En un mot, le chaâbi est un état d'esprit, un éventail de sensibilités, une perception, une interpellation... Rien de tout cela ne sort d'une école. Cesaria Evora a-t-elle fréquenté une école de fado ? Amar Ezzahi a-t-il bénéficié de cours au conservatoire ? Et pourtant... En définitive, le chaâbi ne trouve son existence que dans l'inspiration et la spontanéité de l'interprète. Alors de quoi ont besoin les candidats au titre de «cheikh» ? D'espaces où les jeunes chanteurs peuvent répéter et s'exercer. Des associations doivent être dotées de moyens pour les offrir. Un accès aux instruments, souvent coûteux, est aussi le bienvenu comme une médiathèque pour permettre l'écoute des anciens maîtres et dont les œuvres croupissent dans les archives de la RTA et qui ne sont pas dévoilées au public par paresse de l'esprit ou par incompétence de certains responsables et une bibliothèque achalandée de «diwane» (recueils) de «melhoun» que le ministère doit mettre à disposition. Un effort doit être consenti pour récupérer des manuscrits auprès de familles de poètes algériens qui détiennent ces trésors.
Le ministère de la Culture pourrait les acquérir pour les compiler et les dévoiler. Solliciter le concours de chercheurs : historiens, linguistes, poètes, musiciens, anthropologues pour s'atteler à traduire, corriger et expliquer des textes de cet immense patrimoine.

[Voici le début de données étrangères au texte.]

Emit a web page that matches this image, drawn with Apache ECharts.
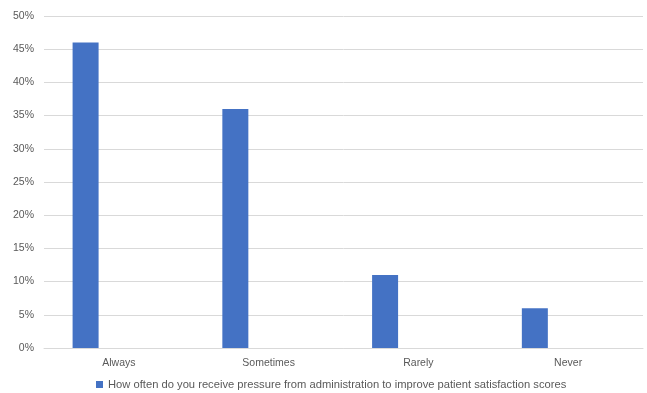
<!DOCTYPE html>
<html>
<head>
<meta charset="utf-8">
<script src="https://cdn.jsdelivr.net/npm/echarts@6/dist/echarts.min.js"></script>
<style>
html,body{margin:0;padding:0;background:#fff;}
#chart{width:647px;height:393px;}
</style>
</head>
<body>
<div id="chart"></div>
<script>
// Survey answers and the share of respondents (percent)
const categories = ['Always', 'Sometimes', 'Rarely', 'Never'];
const shares = [46, 36, 11, 6];
const seriesName = 'How often do you receive pressure from administration to improve patient satisfaction scores';
const yTicks = { min: 0, max: 50, step: 5 };

const font = '"Liberation Sans", Arial, sans-serif';
const chart = echarts.init(document.getElementById('chart'), null, { renderer: 'canvas' });

chart.setOption({
  animation: false,
  grid: { left: 44, right: 4, top: 16, bottom: 45, containLabel: false },
  legend: {
    data: [seriesName],
    top: 379,
    left: 91,
    padding: [0, 5],
    itemWidth: 7,
    itemHeight: 7,
    itemGap: 4,
    icon: 'rect',
    textStyle: { color: '#595959', fontSize: 11.2, fontFamily: font }
  },
  xAxis: {
    type: 'category',
    data: categories,
    axisLine: { show: true, lineStyle: { color: '#d9d9d9', width: 1 } },
    axisTick: { show: false },
    axisLabel: { color: '#595959', fontSize: 10.5, fontFamily: font, margin: 10 }
  },
  yAxis: {
    type: 'value',
    min: yTicks.min,
    max: yTicks.max,
    interval: yTicks.step,
    axisLine: { show: false },
    axisTick: { show: false },
    splitLine: { lineStyle: { color: '#d9d9d9', width: 1 } },
    axisLabel: { color: '#595959', fontSize: 10.5, fontFamily: font, margin: 10, formatter: '{value}%' }
  },
  series: [
    {
      name: seriesName,
      type: 'bar',
      data: shares,
      barWidth: 26,
      barGap: '156%',
      itemStyle: { color: '#4472c4' }
    },
    {
      name: 'placeholder',
      type: 'bar',
      data: [],
      barWidth: 26
    }
  ]
});
</script>
</body>
</html>
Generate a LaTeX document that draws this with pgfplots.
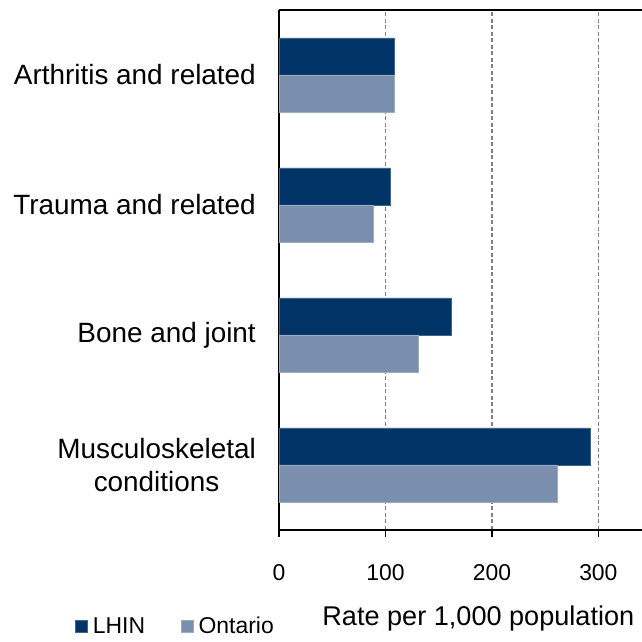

Forcer l'émulation par l'organisation de compétitions avec un jury composé de chanteurs, de poètes, d'initiés connus. Encore faut-il tenir compte de l'avis du public présent qui participera à la notation des candidats.
Exiger de tout compétiteur un texte nouveau avec une mélodie originale au-delà d'un texte chanté à la manière traditionnelle selon les styles. Ankaoui, Guerrouabiste, à la mode d'Ezzahi....
Elargir la diffusion de chansons méconnues et originales dans leur composition musicale par le canal de la radio et de la télévision. L'enregistrement dans des studios de qualité et la possibilité de vente publique à des prix raisonnables. Le concours de la presse pour établir des portraits des chanteurs en vue. Le chaâbi ne doit pas se limiter à la chanson. Il doit aller au-delà et investir le théâtre populaire, la comédie musicale et le conte arabo-berbère.
C'est en empruntant ces voies et certainement d'autres pour élargir l'audience du chaâbi et le porter hors de nos frontières. Le chemin est long.
Commencer vite s'impose à plus forte raison.